Ante esta tesitura, creo que vale la pena hacer especial hincapié en un dato que normalmente pasa desapercibido: la polémica anterior se sustenta sobre el presupuesto de que buena parte de la ciudadanía va a asumir esos discursos intolerantes y esas consignas contrarias a los valores democráticos. Es decir, que planteamientos radicales de lo más diverso calan y convencen a las gentes. No resulta, pues, suficiente centrarse únicamente en la maldad de quien pretende instaurar un régimen totalitario, sea del signo que sea, sino también en la responsabilidad de la ciudadanía que acepta esos programas para, primero, acogerlos y, después, votarlos en unas elecciones. 
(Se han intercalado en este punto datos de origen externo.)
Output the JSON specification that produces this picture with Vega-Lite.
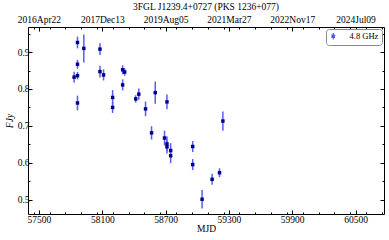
{
  "$schema": "https://vega.github.io/schema/vega-lite/v6.json",
  "autosize": {"type": "none"},
  "padding": {"left": 28, "top": 27, "right": 5, "bottom": 26},
  "width": 356,
  "height": 187,
  "title": {"text": "3FGL J1239.4+0727 (PKS 1236+077)", "font": "Liberation Serif", "fontSize": 9.5, "fontWeight": "normal", "color": "black", "offset": 3, "anchor": "middle"},
  "config": {
    "view": {"stroke": "black", "strokeWidth": 1},
    "font": "Liberation Serif",
    "axis": {"domain": false, "grid": false, "labelFont": "Liberation Serif", "labelFontSize": 9.5, "labelColor": "black", "tickColor": "black", "titleFont": "Liberation Serif", "titleFontSize": 9.5, "titleColor": "black", "titleFontWeight": "normal"}
  },
  "data": {"values": [
    {"mjd": 57833, "flux": 0.832, "err": 0.015},
    {"mjd": 57865, "flux": 0.926, "err": 0.016},
    {"mjd": 57865, "flux": 0.867, "err": 0.012},
    {"mjd": 57865, "flux": 0.836, "err": 0.010},
    {"mjd": 57865, "flux": 0.762, "err": 0.020},
    {"mjd": 57925, "flux": 0.910, "err": 0.038},
    {"mjd": 58078, "flux": 0.908, "err": 0.016},
    {"mjd": 58078, "flux": 0.847, "err": 0.016},
    {"mjd": 58112, "flux": 0.838, "err": 0.015},
    {"mjd": 58198, "flux": 0.777, "err": 0.020},
    {"mjd": 58198, "flux": 0.750, "err": 0.015},
    {"mjd": 58293, "flux": 0.852, "err": 0.012},
    {"mjd": 58312, "flux": 0.846, "err": 0.010},
    {"mjd": 58293, "flux": 0.811, "err": 0.015},
    {"mjd": 58417, "flux": 0.773, "err": 0.010},
    {"mjd": 58446, "flux": 0.786, "err": 0.015},
    {"mjd": 58510, "flux": 0.746, "err": 0.020},
    {"mjd": 58567, "flux": 0.681, "err": 0.018},
    {"mjd": 58602, "flux": 0.790, "err": 0.030},
    {"mjd": 58690, "flux": 0.667, "err": 0.020},
    {"mjd": 58713, "flux": 0.765, "err": 0.020},
    {"mjd": 58713, "flux": 0.651, "err": 0.020},
    {"mjd": 58713, "flux": 0.643, "err": 0.018},
    {"mjd": 58748, "flux": 0.633, "err": 0.020},
    {"mjd": 58748, "flux": 0.619, "err": 0.020},
    {"mjd": 58957, "flux": 0.644, "err": 0.015},
    {"mjd": 58957, "flux": 0.595, "err": 0.015},
    {"mjd": 59046, "flux": 0.501, "err": 0.025},
    {"mjd": 59141, "flux": 0.555, "err": 0.015},
    {"mjd": 59211, "flux": 0.573, "err": 0.012},
    {"mjd": 59243, "flux": 0.713, "err": 0.026}
  ]},
  "resolve": {"axis": {"x": "independent", "y": "independent"}},
  "layer": [
    {
      "mark": {"type": "errorbar", "color": "#5c5cf5", "thickness": 1.5},
      "encoding": {
        "x": {"field": "mjd", "type": "quantitative", "scale": {"domain": [57396, 60770], "nice": false, "zero": false},
              "axis": {"orient": "bottom", "values": [57500, 58100, 58700, 59300, 59900, 60500], "format": "d", "tickSize": -4, "labelPadding": 4, "title": "MJD", "titlePadding": 0}},
        "y": {"field": "flux", "type": "quantitative", "scale": {"domain": [0.461, 0.968], "nice": false, "zero": false},
              "axis": {"orient": "left", "values": [0.5, 0.6, 0.7, 0.8, 0.9], "format": ".1f", "tickSize": -4, "labelPadding": 3, "title": "FJy", "titleFontStyle": "italic", "titlePadding": 3}},
        "yError": {"field": "err"}
      }
    },
    {
      "mark": {"type": "square", "filled": true, "size": 12, "opacity": 1},
      "encoding": {
        "x": {"field": "mjd", "type": "quantitative",
              "axis": {"orient": "top", "values": [57500, 58100, 58700, 59300, 59900, 60500], "tickSize": -4, "labelPadding": 7, "title": null,
                       "labelExpr": "datum.value == 57500 ? '2016Apr22' : datum.value == 58100 ? '2017Dec13' : datum.value == 58700 ? '2019Aug05' : datum.value == 59300 ? '2021Mar27' : datum.value == 59900 ? '2022Nov17' : '2024Jul09'"}},
        "y": {"field": "flux", "type": "quantitative",
              "axis": {"orient": "right", "values": [0.5, 0.6, 0.7, 0.8, 0.9], "tickSize": -4, "labels": false, "title": null}},
        "color": {"datum": "4.8 GHz", "type": "nominal", "scale": {"range": ["#00008b"]},
                  "legend": {"title": null, "orient": "top-right", "offset": 2, "strokeColor": "#888", "cornerRadius": 3, "padding": 3, "fillColor": "white",
                             "symbolType": "M0,-1V1M-0.4,-0.4H0.4V0.4H-0.4Z", "symbolSize": 40, "symbolStrokeColor": "#5c5cf5", "symbolFillColor": "#00008b", "symbolStrokeWidth": 1.2,
                             "labelFont": "Liberation Serif", "labelFontSize": 8.5, "labelColor": "black", "labelOffset": 12}}
      }
    },
    {
      "mark": {"type": "point", "opacity": 0},
      "encoding": {
        "x": {"field": "mjd", "type": "quantitative",
              "axis": {"orient": "bottom", "values": [57450, 57600, 57750, 57900, 58050, 58200, 58350, 58500, 58650, 58800, 58950, 59100, 59250, 59400, 59550, 59700, 59850, 60000, 60150, 60300, 60450, 60600, 60750], "tickSize": -2, "labels": false, "title": null}},
        "y": {"field": "flux", "type": "quantitative",
              "axis": {"orient": "left", "values": [0.55, 0.65, 0.75, 0.85, 0.95], "tickSize": -2, "labels": false, "title": null}}
      }
    },
    {
      "mark": {"type": "point", "opacity": 0},
      "encoding": {
        "x": {"field": "mjd", "type": "quantitative",
              "axis": {"orient": "top", "values": [57450, 57600, 57750, 57900, 58050, 58200, 58350, 58500, 58650, 58800, 58950, 59100, 59250, 59400, 59550, 59700, 59850, 60000, 60150, 60300, 60450, 60600, 60750], "tickSize": -2, "labels": false, "title": null}},
        "y": {"field": "flux", "type": "quantitative",
              "axis": {"orient": "right", "values": [0.55, 0.65, 0.75, 0.85, 0.95], "tickSize": -2, "labels": false, "title": null}}
      }
    }
  ]
}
Se está imponiendo la peligrosa costumbre de neutralizar una supuesta inmadurez de grupo con una suerte de paternalismo del Estado, estimando que los administrados no razonan ni deciden correctamente y, por ende, tampoco son conscientes de las consecuencias de sus actos. De la misma manera que desde las Administraciones se prohíben determinados anuncios publicitarios porque sus destinatarios carecen del suficiente criterio para no caer en hábitos perjudiciales para la salud, cabría sancionar a formaciones políticas con tintes discriminatorios porque un sector de la población es incapaz de calibrar las derivas sociales que de ello se derivan. Al parecer, se ha instalado la percepción de una masa débil y manipulable con la que resulta imposible consolidar un Estado con plenas garantías, de modo que tal vez el primer paso consista en construir otra sociedad formada y crítica. 

¿Cómo es posible si no que en los Estados Unidos de América todavía perviva el Ku Klux Klan, en Alemania los partidos defensores del nazismo y en tantísimas zonas del planeta dictaduras comunistas y gobiernos sustentados en el fanatismo religioso? Basta con sumar a quienes odian a los negros, a los migrantes, a los cristianos, a los musulmanes, a los indigentes o a las mujeres para obtener una cifra inasumible e intolerable. A mi juicio, antes que la prohibición, la educación se alza como la mejor vacuna contra la intolerancia. De lo contrario, quizá debamos concluir que los seres humanos nos hallamos ya en vías de fracasar como especie.